À côté des concerts classiques, des intiatives comme le Django Soul Train sont proposées.

Dans une ambiance survoltée, les participants forment une haie d’honneur au sein de laquelle chacun est amené à évoluer, dans des mouvements dansés.

Les Fat Badgers, groupe local incontournable de funk, animent la soirée sous le signe des 70s : paillettes, fluo, boule à facette, tout y est !

En quatre ans d’activités, Django a réussi à toucher les enfants et les adultes. Le défi reste d’atteindre les ados et les jeunes adultes du quartier, pour qui la musique se consomme essentiellement sur un smartphone, loin des lieux institutionnels. Pour cela, l’équipe peut compter sur deux de ses dernières recrues, MC Baya salarié au poste d’adulte relais et Alban Schwab, arrivé lui aussi en septembre, pour ses huit mois de volontariat en service civique. Le premier vit à Neuhof-Cité depuis cinq ans, il partage le quotidien des familles et connaît les musiciens du quartier. En plus de son activité de DJ ambianceur, il peut faire de la médiation directe et sur mesure. Le second vit lui aussi au Neuhof et il présente l’avantage d’avoir 18 ans, l’âge idéal pour s’adresser aux jeunes du quartier. Il a découvert l’Espace Django début 2018, lors du concert de Lino. « C’était extraordinaire de voir un rappeur que j’adore passer chez moi. Ici, tout le monde écoute de la musique. Moi, je suis comme tout le monde ici, et je vais travailler à Django pendant huit mois. Je voudrais créer de la confiance, pour amener les gens de mon âge de l’écoute sur une enceinte et un smartphone à une écoute collective, dans un lieu de concert. Parce que c’est pareil en plus grand », dit Alban avec la fougue de sa jeunesse.

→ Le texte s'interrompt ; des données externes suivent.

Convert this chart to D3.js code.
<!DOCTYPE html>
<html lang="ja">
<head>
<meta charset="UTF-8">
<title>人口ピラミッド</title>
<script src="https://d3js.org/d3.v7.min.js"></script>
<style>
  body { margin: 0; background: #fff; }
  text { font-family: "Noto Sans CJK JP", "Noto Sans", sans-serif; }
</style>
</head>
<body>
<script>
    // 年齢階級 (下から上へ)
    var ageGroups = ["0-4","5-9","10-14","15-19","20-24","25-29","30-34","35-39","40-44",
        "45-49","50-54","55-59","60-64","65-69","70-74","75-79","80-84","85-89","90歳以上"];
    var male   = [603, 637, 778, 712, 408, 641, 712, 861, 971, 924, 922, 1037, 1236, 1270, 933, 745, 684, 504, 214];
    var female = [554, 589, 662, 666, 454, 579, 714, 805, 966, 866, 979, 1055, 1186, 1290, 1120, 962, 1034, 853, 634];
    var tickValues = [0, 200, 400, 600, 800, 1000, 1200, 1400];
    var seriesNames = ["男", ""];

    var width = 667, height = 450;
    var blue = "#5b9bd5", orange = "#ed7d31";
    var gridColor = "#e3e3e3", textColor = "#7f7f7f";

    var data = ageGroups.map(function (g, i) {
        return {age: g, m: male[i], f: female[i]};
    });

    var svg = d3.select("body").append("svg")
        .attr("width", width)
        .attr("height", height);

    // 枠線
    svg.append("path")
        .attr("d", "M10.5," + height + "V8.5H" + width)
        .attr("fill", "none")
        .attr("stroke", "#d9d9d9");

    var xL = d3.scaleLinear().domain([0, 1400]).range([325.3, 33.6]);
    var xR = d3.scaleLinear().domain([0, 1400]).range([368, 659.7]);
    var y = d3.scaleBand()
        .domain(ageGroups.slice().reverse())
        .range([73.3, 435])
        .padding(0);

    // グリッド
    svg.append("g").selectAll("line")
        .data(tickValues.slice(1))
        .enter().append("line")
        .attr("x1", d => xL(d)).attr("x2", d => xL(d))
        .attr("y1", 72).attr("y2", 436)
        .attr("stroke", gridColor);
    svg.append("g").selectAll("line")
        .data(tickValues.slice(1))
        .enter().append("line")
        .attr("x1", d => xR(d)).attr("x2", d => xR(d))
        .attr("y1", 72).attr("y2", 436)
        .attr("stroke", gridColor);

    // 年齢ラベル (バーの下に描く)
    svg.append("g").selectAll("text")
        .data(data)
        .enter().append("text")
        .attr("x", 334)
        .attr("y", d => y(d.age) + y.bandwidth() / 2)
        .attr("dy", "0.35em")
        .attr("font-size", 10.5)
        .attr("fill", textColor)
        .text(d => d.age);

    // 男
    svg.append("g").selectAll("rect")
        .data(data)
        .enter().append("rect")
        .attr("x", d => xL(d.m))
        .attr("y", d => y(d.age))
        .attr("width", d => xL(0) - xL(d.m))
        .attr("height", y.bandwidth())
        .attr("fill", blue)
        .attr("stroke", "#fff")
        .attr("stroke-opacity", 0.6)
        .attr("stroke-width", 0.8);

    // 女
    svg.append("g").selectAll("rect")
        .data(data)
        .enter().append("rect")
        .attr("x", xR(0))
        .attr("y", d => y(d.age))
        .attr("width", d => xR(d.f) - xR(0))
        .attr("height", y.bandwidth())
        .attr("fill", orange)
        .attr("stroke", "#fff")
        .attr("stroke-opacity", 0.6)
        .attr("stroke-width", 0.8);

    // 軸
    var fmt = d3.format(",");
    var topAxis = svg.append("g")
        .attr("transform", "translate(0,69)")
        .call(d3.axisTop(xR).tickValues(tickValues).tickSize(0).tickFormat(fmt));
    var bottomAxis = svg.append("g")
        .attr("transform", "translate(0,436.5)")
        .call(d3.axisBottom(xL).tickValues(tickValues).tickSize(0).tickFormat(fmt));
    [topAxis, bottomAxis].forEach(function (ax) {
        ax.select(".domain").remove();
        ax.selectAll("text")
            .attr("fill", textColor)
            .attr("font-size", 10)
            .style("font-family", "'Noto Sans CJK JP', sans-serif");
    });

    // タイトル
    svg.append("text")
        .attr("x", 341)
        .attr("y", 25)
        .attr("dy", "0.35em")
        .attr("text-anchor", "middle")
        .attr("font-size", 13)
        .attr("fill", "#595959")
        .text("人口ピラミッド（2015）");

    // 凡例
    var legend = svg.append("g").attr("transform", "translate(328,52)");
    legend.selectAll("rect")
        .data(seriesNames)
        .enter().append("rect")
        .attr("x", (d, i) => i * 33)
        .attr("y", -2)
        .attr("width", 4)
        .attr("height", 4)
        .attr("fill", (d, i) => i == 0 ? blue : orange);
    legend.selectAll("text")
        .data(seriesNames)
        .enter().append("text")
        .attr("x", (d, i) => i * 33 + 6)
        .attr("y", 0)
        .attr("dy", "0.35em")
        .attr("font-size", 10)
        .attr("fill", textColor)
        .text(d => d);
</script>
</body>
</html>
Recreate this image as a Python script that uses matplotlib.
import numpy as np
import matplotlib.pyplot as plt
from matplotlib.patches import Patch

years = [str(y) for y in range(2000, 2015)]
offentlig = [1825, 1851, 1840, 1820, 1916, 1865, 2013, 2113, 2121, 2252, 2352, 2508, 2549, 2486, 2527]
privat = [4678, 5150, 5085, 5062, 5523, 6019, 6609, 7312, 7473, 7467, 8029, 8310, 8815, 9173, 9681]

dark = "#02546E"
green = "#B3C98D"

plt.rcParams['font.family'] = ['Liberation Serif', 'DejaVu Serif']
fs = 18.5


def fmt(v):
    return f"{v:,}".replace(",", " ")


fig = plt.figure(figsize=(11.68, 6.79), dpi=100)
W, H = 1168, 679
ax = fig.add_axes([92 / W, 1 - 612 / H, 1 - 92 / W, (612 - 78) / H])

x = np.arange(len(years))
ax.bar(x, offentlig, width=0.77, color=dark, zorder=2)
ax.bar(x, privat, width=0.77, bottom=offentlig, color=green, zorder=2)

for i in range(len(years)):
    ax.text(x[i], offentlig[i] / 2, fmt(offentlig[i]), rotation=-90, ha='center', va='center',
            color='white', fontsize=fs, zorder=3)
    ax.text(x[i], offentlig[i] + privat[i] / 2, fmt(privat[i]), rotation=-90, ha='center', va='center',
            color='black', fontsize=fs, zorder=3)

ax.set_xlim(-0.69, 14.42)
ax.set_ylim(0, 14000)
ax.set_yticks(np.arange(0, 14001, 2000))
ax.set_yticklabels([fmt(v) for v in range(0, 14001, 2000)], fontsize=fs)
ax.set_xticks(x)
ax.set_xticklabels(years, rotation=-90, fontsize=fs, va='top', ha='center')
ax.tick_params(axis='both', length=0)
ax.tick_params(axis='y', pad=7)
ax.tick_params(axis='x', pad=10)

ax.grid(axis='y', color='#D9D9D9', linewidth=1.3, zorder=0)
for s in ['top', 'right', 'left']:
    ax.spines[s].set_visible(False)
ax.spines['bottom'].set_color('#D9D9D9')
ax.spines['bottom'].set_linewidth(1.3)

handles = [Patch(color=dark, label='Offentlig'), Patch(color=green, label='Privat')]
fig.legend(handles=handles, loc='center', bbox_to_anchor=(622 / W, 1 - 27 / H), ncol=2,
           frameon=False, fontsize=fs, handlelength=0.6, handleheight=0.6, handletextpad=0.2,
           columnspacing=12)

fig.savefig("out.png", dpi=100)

« On aurait pu organiser un concert avec tous les rappeurs dU Neuhof, tempère le programmateur Benoît Van Kote, mais on ne l’a pas fait parce qu’on veut d’abord les rencontrer, connaître leurs projets, voir comment on peut les aider, leur montrer qu’ils peuvent utiliser Django comme un outil, pas seulement le temps d’un concert. On arrivera à cette soirée, mais ça va passer par un dialogue et du temps ».

Encore une fois, l’action est envisagée en amont de la production et de la diffusion, comme la permaculture, dans le respect de l’écosystème local.

Les trois années passées ont été denses et parfois usantes pour l’équipe, mais le bilan est positif. L’association BeCoze vient de resigner pour trois ans une convention, cette fois multipartite avec la ville, l’État et le département. Le budget annuel passe de 500 000 à presque 700 000 euros, ce qui a permis la création d’un poste et demi. Mais pas de folies en vue, Pierre Chaput n’a pas par exemple pour projet d'organiser un festival dans les mois à venir, préférant l’idée d’une saison culturelle de territoire, gratuite et en extérieur, plutôt qu’un événement certes plus visible mais ponctuel. Pour les trois années à venir, la vision est celle d’un développement durable, en profondeur : travailler plus avec des musiciens du quartier et produire des créations, mais en priorité enraciner l’activité déjà existante, puis attendre qu’elle porte ses fruits. Mourad Moubraki : « Le plus gratifiant pour moi, c’est de croiser les mômes qui me parlent encore des spectacles de Monsieur Girafe, de musique contemporaine ou de rap que Django a amenés dans leur cour de récré ». Dans quelques années, les mômes auront grandi et n’auront pas oublié l’Espace Django.